Ergenlik çağından başlayıp menopoza kadar süren süreçte hormonlar, derinin gelişim, görünüm ve yaşlanmasında önemli rol oynarlar. "zamana bağlı deri yaşlanması"nın hormonal ve genetik faktörlerin kontrolü altında olduğu bilinmektedir. Derinin bütünlüğü ve fonksiyonları için hormonların, (tiroid, büyüme hormonu, cinsiyet hormonları/östrojen) yeterli miktar ve oranlarda bulunması gereklidir. Ancak bu hormonlar, yaş ilerledikçe ve kadınlarda menopozdan sonra azalmaya başlar. Yaşam kalitesini bozan birçok belirti (uyku bozuklukları, hatırlamada güçlük, sıcak basması, sinirlilik vb.) değişik şiddette ortaya çıkarken, deride de bir takım belirtiler meydana gelir.
Kolajen, cildimizde elastikiyet ve gerginlik sağlayan en önemli destek proteinidir. Menopozdan sonra hormonların azalması ile birlikte kolajende de azalma olur. Menopoz sonrası dönemde derinin kolajen miktarındaki azalma, ilk yıllarda daha hızlı seyretmektedir.
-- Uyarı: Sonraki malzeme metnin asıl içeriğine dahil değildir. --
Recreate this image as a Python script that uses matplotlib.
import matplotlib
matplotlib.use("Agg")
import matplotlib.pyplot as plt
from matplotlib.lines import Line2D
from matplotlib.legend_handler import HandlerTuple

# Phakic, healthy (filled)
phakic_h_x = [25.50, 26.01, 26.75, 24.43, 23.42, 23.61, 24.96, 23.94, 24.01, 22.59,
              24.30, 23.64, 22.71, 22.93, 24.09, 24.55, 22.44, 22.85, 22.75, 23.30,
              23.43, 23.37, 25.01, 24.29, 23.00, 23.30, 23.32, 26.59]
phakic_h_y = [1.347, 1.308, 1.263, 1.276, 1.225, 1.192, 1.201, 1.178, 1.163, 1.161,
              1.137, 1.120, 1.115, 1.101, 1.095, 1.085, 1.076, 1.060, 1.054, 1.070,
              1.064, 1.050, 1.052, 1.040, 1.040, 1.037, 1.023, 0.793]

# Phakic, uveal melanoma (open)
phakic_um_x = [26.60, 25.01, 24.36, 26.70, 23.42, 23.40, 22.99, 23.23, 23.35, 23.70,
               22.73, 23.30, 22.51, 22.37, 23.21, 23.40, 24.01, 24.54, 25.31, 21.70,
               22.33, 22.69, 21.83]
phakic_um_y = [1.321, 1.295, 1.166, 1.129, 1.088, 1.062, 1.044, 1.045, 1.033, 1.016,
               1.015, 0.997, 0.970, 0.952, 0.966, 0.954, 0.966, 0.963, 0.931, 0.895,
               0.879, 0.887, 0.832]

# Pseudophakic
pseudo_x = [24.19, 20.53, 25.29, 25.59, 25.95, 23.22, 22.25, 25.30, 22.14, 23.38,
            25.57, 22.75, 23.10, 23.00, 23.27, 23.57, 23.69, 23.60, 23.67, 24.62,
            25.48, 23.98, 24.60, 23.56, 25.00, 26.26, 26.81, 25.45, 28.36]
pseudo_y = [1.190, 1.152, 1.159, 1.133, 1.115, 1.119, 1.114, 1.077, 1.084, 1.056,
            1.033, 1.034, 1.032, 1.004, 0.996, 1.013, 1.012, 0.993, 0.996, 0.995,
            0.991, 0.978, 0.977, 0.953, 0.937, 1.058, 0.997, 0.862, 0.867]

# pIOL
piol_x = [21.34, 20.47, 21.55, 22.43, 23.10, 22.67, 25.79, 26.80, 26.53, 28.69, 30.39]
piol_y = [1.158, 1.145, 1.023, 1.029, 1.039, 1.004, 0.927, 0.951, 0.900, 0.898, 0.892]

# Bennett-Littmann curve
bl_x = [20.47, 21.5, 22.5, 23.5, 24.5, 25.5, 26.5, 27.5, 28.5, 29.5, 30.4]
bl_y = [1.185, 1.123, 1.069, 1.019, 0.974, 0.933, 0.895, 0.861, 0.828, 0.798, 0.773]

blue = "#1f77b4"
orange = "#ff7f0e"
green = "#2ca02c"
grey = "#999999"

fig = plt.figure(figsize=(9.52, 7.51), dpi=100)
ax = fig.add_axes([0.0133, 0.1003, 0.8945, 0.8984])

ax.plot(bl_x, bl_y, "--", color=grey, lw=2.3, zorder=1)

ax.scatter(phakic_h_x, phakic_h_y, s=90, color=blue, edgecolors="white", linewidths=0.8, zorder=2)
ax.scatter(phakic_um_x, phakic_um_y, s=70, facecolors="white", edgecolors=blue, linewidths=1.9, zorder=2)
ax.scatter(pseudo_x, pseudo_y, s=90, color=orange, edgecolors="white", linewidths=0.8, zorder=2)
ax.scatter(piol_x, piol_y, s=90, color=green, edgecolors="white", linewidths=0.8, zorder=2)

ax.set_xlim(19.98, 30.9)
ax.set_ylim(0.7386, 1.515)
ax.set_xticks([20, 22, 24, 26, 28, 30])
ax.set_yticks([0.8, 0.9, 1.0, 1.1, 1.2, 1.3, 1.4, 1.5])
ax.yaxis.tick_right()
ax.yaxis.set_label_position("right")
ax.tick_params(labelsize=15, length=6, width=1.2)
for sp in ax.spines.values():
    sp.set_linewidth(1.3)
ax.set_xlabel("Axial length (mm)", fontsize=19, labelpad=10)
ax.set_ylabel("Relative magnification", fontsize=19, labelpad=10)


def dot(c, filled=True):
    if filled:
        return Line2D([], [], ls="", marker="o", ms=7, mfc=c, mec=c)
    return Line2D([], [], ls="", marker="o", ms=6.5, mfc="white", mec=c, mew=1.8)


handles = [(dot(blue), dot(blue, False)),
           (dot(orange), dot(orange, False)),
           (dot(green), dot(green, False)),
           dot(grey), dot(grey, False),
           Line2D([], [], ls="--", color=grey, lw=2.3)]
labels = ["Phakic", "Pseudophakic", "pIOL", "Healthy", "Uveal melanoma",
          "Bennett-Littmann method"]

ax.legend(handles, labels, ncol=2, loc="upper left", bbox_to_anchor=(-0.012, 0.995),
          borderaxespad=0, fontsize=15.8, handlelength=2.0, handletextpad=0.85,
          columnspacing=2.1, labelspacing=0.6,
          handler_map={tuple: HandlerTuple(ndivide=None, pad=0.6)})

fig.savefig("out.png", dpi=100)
Deri kolajeninin yaklaşık %30 kadarı menopozdan sonraki ilk beş yıl içinde kaybedilmektedir. Daha sonraki 20 yıl içinde her yıl kolajenin yaklaşık %2.1 kadarı kaybolmaktadır. Ciltte kolajen kaybına bağlı kırışıklıklar, esneklik kaybı ve sarkmalar gelişir. Aynı zamanda hücreler arası dolgu maddesi olan hiyaluronik asit de azalır; cilt dolgunluğunu kaybeder, incelir. Bütün bu değişikliklerle birlikte su kaybı belirginleşir, ciltte kuruluk ve pürüzler meydana gelir. Dıştan uygulanan kozmetik ürünler, östrojen içeren destekleyici hormon ilaçları ve hormon benzeri bitkisel maddeler (soya izoflavonları gibi), cildimizin fizyolojik dengesini korumaya yardımcı olur.
Menopoz öncesi ve menopoz döneminde,hormonal yaşlanmanın cildiniz üzerindeki etkilerini azaltmak için…
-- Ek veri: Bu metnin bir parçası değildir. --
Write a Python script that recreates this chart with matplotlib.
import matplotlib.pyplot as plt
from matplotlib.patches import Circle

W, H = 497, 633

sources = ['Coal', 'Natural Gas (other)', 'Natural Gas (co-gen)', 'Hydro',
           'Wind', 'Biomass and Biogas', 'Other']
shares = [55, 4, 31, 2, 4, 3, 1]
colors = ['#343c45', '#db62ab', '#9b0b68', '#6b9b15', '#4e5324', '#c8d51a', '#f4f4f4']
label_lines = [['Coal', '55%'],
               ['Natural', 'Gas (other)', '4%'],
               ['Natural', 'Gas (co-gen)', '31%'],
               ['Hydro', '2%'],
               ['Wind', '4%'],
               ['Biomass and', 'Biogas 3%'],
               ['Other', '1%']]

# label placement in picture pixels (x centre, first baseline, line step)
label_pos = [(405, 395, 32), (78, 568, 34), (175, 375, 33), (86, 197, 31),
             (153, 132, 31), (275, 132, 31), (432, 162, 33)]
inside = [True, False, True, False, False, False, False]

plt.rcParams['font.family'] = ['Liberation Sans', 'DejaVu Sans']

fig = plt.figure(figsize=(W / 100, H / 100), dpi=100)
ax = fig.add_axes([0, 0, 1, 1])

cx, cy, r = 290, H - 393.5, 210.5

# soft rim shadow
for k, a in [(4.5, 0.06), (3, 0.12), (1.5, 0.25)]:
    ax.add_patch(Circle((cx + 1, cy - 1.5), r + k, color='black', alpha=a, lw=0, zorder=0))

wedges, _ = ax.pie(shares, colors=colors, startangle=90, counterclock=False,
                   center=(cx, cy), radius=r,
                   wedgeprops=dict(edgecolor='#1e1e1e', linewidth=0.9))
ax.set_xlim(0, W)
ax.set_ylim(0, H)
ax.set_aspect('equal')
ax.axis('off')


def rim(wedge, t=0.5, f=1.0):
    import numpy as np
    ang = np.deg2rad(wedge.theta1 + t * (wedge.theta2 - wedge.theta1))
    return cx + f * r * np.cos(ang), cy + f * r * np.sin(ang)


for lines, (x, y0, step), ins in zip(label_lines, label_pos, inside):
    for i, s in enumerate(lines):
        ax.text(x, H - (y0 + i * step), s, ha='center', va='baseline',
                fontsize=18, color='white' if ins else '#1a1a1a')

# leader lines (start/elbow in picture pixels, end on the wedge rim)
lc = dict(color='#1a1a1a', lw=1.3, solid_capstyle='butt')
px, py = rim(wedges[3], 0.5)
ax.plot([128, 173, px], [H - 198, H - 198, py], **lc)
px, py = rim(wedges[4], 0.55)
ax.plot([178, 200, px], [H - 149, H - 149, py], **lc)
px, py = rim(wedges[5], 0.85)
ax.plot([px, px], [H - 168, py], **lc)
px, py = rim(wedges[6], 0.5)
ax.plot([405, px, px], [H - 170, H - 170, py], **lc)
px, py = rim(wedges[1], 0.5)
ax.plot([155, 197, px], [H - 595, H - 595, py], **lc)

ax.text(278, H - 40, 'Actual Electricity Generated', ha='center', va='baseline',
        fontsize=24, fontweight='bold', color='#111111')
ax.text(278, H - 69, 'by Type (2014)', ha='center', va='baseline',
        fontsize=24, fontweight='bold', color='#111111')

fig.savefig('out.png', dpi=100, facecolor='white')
Cildinize bilinçli ve özenli bir bakım uygulayın. Cildiniz ince ve kuru olduğu için hassas ciltler için geliştirilmiş temizleyici ürünler ve yoğun nemlendirici maddeler içeren gece ve gündüz kremleri kullanın.
Cildinizin memini artırmak, koruyucu fonksiyonlarına destek olabilmek için bol su (günde en az 2 litre) için; esansiyel yağ asitlerini (zeytinyağı, kabuklu yemişler, balık kaynaklı) tüketin.
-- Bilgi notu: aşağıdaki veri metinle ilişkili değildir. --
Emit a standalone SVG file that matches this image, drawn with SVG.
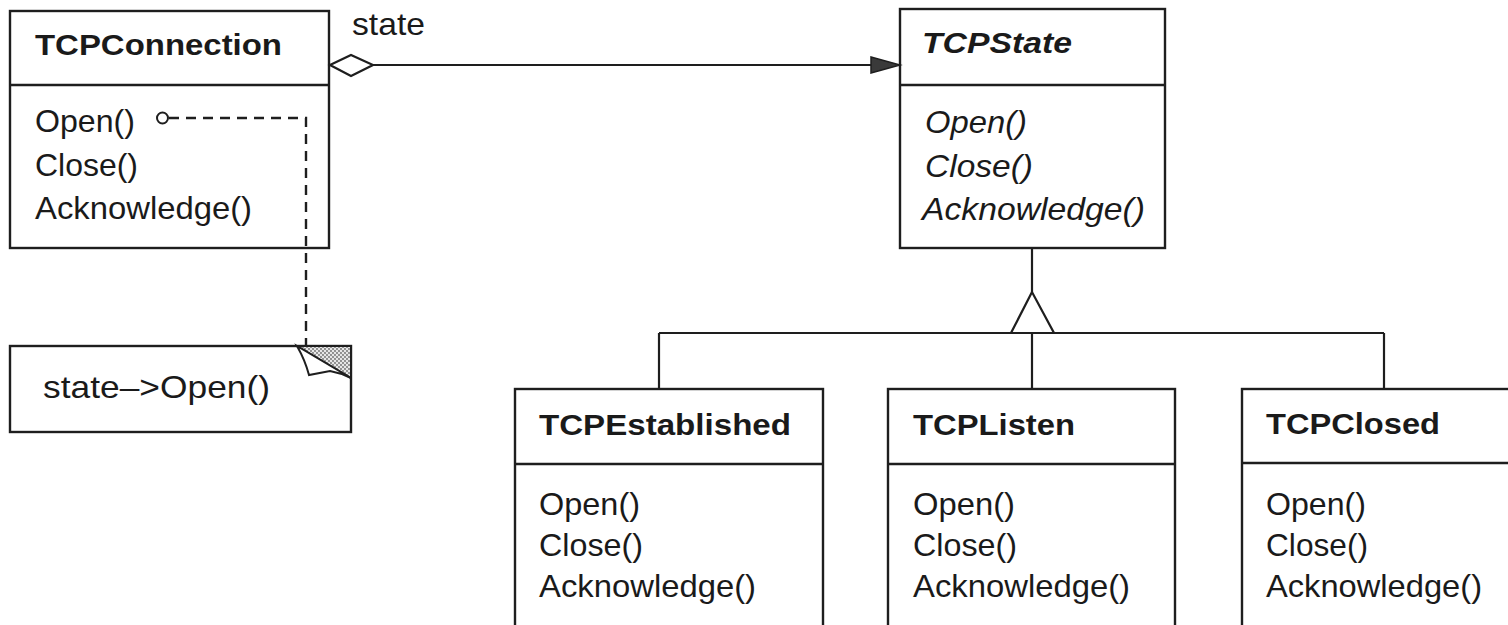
<svg xmlns="http://www.w3.org/2000/svg" width="1508" height="625" viewBox="0 0 1508 625">
  <style>
    .box { fill: #ffffff; stroke: #1e1e1e; stroke-width: 2.4; }
    .div { stroke: #1e1e1e; stroke-width: 2.4; fill: none; }
    .line { stroke: #1e1e1e; stroke-width: 2.2; fill: none; }
    .dash { stroke: #1e1e1e; stroke-width: 2.4; fill: none; stroke-dasharray: 10 7; }
    text { font-family: "Liberation Sans", Arial, Helvetica, sans-serif; fill: #1a1a1a; }
    .hdr { font-size: 29px; font-weight: bold; }
    .op { font-size: 32px; }
    .it { font-style: italic; }
  </style>
  <defs>
    <pattern id="dots" width="4" height="4" patternUnits="userSpaceOnUse">
      <rect width="4" height="4" fill="#e6e6e6"/>
      <circle cx="1" cy="1" r="0.9" fill="#6a6a6a"/>
      <circle cx="3" cy="3" r="0.9" fill="#6a6a6a"/>
    </pattern>
  </defs>
  <rect width="1508" height="625" fill="#ffffff"/>

  <g id="TCPConnection">
    <rect class="box" x="10" y="11" width="319" height="237"/>
    <line class="div" x1="10" y1="85" x2="329" y2="85"/>
    <text x="35" y="55" class="hdr" textLength="247" lengthAdjust="spacingAndGlyphs">TCPConnection</text>
    <text x="35" y="132" class="op" textLength="100" lengthAdjust="spacingAndGlyphs">Open()</text>
    <text x="35" y="176" class="op" textLength="103" lengthAdjust="spacingAndGlyphs">Close()</text>
    <text x="35" y="219" class="op" textLength="217" lengthAdjust="spacingAndGlyphs">Acknowledge()</text>
  </g>

  <g id="note">
    <rect class="box" x="10" y="346" width="341" height="86"/>
    <polygon points="297,346 351,346 351,378" fill="url(#dots)" stroke="#1e1e1e" stroke-width="2"/>
    <path d="M297,346 Q305,360 309,375 L330,371 Q341,373 351,378 Z" fill="#ffffff" stroke="#1e1e1e" stroke-width="2"/>
    <text x="43" y="398" class="op" textLength="227" lengthAdjust="spacingAndGlyphs">state–&gt;Open()</text>
  </g>

  <g id="TCPState">
    <rect class="box" x="900" y="9" width="265" height="239"/>
    <line class="div" x1="900" y1="85" x2="1165" y2="85"/>
    <text x="922" y="53" class="hdr it" textLength="150" lengthAdjust="spacingAndGlyphs">TCPState</text>
    <text x="925" y="133" class="op it" textLength="102" lengthAdjust="spacingAndGlyphs">Open()</text>
    <text x="925" y="177" class="op it" textLength="108" lengthAdjust="spacingAndGlyphs">Close()</text>
    <text x="922" y="220" class="op it" textLength="223" lengthAdjust="spacingAndGlyphs">Acknowledge()</text>
  </g>

  <g id="TCPEstablished">
    <rect class="box" x="515" y="389" width="308" height="260"/>
    <line class="div" x1="515" y1="464" x2="823" y2="464"/>
    <text x="539" y="435" class="hdr" textLength="252" lengthAdjust="spacingAndGlyphs">TCPEstablished</text>
    <text x="539" y="515" class="op" textLength="101" lengthAdjust="spacingAndGlyphs">Open()</text>
    <text x="539" y="556" class="op" textLength="104" lengthAdjust="spacingAndGlyphs">Close()</text>
    <text x="539" y="597" class="op" textLength="217" lengthAdjust="spacingAndGlyphs">Acknowledge()</text>
  </g>

  <g id="TCPListen">
    <rect class="box" x="888" y="389" width="287" height="260"/>
    <line class="div" x1="888" y1="464" x2="1175" y2="464"/>
    <text x="913" y="435" class="hdr" textLength="162" lengthAdjust="spacingAndGlyphs">TCPListen</text>
    <text x="913" y="515" class="op" textLength="102" lengthAdjust="spacingAndGlyphs">Open()</text>
    <text x="913" y="556" class="op" textLength="104" lengthAdjust="spacingAndGlyphs">Close()</text>
    <text x="913" y="597" class="op" textLength="217" lengthAdjust="spacingAndGlyphs">Acknowledge()</text>
  </g>

  <g id="TCPClosed">
    <rect class="box" x="1242" y="389" width="300" height="260"/>
    <line class="div" x1="1242" y1="463" x2="1520" y2="463"/>
    <text x="1266" y="434" class="hdr" textLength="174" lengthAdjust="spacingAndGlyphs">TCPClosed</text>
    <text x="1266" y="515" class="op" textLength="100" lengthAdjust="spacingAndGlyphs">Open()</text>
    <text x="1266" y="556" class="op" textLength="102" lengthAdjust="spacingAndGlyphs">Close()</text>
    <text x="1266" y="597" class="op" textLength="216" lengthAdjust="spacingAndGlyphs">Acknowledge()</text>
  </g>

  <g id="connectors">
    <!-- aggregation TCPConnection -> TCPState -->
    <line class="line" x1="373" y1="65" x2="874" y2="65"/>
    <polygon points="330,65 351,55 373,65 351,76" fill="#ffffff" stroke="#1e1e1e" stroke-width="2.2"/>
    <polygon points="871,57 900,65 871,73" fill="#3a3a3a" stroke="#1e1e1e" stroke-width="1.5"/>
    <text x="352" y="35" class="op" textLength="73" lengthAdjust="spacingAndGlyphs">state</text>
    <!-- generalization -->
    <line class="line" x1="1032" y1="248" x2="1032" y2="292"/>
    <polygon points="1032,292 1011,333 1054,333" fill="#ffffff" stroke="#1e1e1e" stroke-width="2.2"/>
    <line class="line" x1="659" y1="333" x2="1384" y2="333"/>
    <line class="line" x1="659" y1="333" x2="659" y2="389"/>
    <line class="line" x1="1032" y1="333" x2="1032" y2="389"/>
    <line class="line" x1="1384" y1="333" x2="1384" y2="389"/>
    <!-- note link -->
    <polyline class="dash" points="169,118 306,118 306,346"/>
    <circle cx="162.5" cy="118" r="5.5" fill="#ffffff" stroke="#1e1e1e" stroke-width="2"/>
  </g>
</svg>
Deriden su kaybı gece en yüksek düzeydedir. Bu nedenle gece kullanılacak nemlendiriciler, cildinizin doğal lipit yapısını destekleyen maddeler (seramit, skualen gibi) içermelidir. Ayrıca cilt hücrelerinin yenilenmesi ve tamir işlevi gece uyku sırasında gelişir. Bu nedenle, derideki yaşlanma belirtilerini önlemek ya da onarmak için, kolajen dokuyu uyarıcı ve onarıcı maddeler (A vitamini, alfa hidroksi asit, peptit vb. içeren) içeren gece kremleri kullanın.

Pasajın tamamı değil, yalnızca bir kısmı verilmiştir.